Step 1: Earn a Bachelor's Degree
The first step towards becoming an intelligence analyst is to earn a bachelor's degree. An intelligence analyst is expected to have earned at least a bachelor's degree from an accredited university. Degrees in intelligence studies, political science, national security and international studies are all beneficial to aspiring analysts. In addition, coursework in counter-terrorism and homeland security can increase employment opportunities. Fluency in another language is also important for some positions. Computer courses are also helpful.

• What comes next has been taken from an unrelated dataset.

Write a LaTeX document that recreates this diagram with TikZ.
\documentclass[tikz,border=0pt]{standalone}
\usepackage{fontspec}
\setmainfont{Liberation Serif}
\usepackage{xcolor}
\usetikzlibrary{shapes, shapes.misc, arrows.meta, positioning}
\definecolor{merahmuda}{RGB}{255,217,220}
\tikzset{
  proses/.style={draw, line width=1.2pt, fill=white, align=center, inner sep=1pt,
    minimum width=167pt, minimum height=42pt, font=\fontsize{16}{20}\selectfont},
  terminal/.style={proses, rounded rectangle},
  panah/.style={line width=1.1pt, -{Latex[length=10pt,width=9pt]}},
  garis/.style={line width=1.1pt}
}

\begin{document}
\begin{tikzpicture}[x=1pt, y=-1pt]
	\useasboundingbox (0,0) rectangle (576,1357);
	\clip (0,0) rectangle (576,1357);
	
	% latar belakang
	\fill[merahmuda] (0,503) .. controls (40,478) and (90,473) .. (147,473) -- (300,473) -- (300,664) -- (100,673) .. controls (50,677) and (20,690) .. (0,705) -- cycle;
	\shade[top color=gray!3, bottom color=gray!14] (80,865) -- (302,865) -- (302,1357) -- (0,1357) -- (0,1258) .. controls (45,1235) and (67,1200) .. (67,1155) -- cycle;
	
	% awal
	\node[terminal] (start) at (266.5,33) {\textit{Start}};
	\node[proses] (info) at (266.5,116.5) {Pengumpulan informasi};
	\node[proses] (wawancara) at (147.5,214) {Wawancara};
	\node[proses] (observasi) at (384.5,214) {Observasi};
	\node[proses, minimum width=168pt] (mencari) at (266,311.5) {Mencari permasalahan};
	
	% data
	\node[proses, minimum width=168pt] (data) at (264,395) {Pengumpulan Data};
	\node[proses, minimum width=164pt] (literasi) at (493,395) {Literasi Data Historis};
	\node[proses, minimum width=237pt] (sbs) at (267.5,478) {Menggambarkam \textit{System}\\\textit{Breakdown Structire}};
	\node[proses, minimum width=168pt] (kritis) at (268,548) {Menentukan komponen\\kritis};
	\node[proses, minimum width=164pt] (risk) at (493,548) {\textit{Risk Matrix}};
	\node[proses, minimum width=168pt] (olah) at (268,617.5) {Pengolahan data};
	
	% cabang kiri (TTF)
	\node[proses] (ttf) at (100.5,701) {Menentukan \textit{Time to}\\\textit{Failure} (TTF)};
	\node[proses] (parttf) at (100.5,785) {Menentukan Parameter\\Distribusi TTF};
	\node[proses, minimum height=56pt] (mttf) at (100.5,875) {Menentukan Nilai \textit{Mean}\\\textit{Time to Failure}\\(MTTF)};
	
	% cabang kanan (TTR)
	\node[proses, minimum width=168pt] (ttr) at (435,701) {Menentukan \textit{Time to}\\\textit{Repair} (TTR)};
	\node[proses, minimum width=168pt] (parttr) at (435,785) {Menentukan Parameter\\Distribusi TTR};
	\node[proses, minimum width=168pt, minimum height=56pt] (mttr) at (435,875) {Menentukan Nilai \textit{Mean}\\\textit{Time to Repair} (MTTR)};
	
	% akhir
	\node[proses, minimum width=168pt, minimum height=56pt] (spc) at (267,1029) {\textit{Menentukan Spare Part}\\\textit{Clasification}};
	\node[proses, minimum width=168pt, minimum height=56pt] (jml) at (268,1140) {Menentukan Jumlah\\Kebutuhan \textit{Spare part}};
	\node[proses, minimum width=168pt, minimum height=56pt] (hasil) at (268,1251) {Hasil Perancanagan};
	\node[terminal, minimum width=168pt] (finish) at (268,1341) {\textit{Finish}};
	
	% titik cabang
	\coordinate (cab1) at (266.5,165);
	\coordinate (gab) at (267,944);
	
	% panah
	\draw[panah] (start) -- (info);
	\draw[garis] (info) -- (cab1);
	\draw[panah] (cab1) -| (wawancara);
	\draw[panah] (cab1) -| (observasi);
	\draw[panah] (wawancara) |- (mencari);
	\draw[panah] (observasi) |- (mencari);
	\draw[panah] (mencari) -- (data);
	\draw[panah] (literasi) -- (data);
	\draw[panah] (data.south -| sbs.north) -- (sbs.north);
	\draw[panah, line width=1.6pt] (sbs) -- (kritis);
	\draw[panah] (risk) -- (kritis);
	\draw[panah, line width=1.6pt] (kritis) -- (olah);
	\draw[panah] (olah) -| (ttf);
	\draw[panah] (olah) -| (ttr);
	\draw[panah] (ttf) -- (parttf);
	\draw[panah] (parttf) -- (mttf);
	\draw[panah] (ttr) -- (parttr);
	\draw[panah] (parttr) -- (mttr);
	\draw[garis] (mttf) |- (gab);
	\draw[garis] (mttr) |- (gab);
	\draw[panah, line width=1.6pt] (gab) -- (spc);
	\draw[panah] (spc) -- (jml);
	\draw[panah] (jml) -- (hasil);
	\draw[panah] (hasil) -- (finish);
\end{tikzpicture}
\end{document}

Complete an Internship Program
Participating in an internship provides students with the opportunity to learn more about the field of intelligence analysis. Depending on the sponsoring agency, the program highlights may include providing aspiring candidates with an overview of how the process of intelligence gathering works from the initial point of research to collection, assessment and preparing reports.
Step 2: Apply for Position
The second step toward becoming an intelligence analyst is to apply for a position. Those who successfully complete a rigorous interview and testing process may be offered a position as an intelligence analyst. Application and acceptance standards are quite high and stringent. Disqualification is based on several factors depending on the hiring agency and includes having a criminal record and illegal drug use.
Be Prepared for a Background Investigation
Because working as an intelligence analyst includes handling confidential information, an extensive background investigation is required. Obtaining a position with top-level federal agencies, such as the FBI, CIA, or NSA, entails several lengthy steps including passing a polygraph examination as well as criminal record and credit checks. Past and current employers and neighbors will be questioned, and references will be required. These thorough investigations usually take several months to complete.
Step 3: Continue Education
The third step toward becoming an intelligence analyst is to continue your education for career advancement. In order to showcase your dedication, it is important to take the initiative. For example, if you were interested in working on issues related to a particular part of the world, do your best to become acquainted with the social, cultural, political, and economic climates of those areas. In addition, do your best to pick up the local language. The better informed you are the more qualified you become to tackle issues you're interested in.
The steps toward becoming an intelligence analyst include earning a bachelor's degree, applying for a position and continuing your education for career advancement.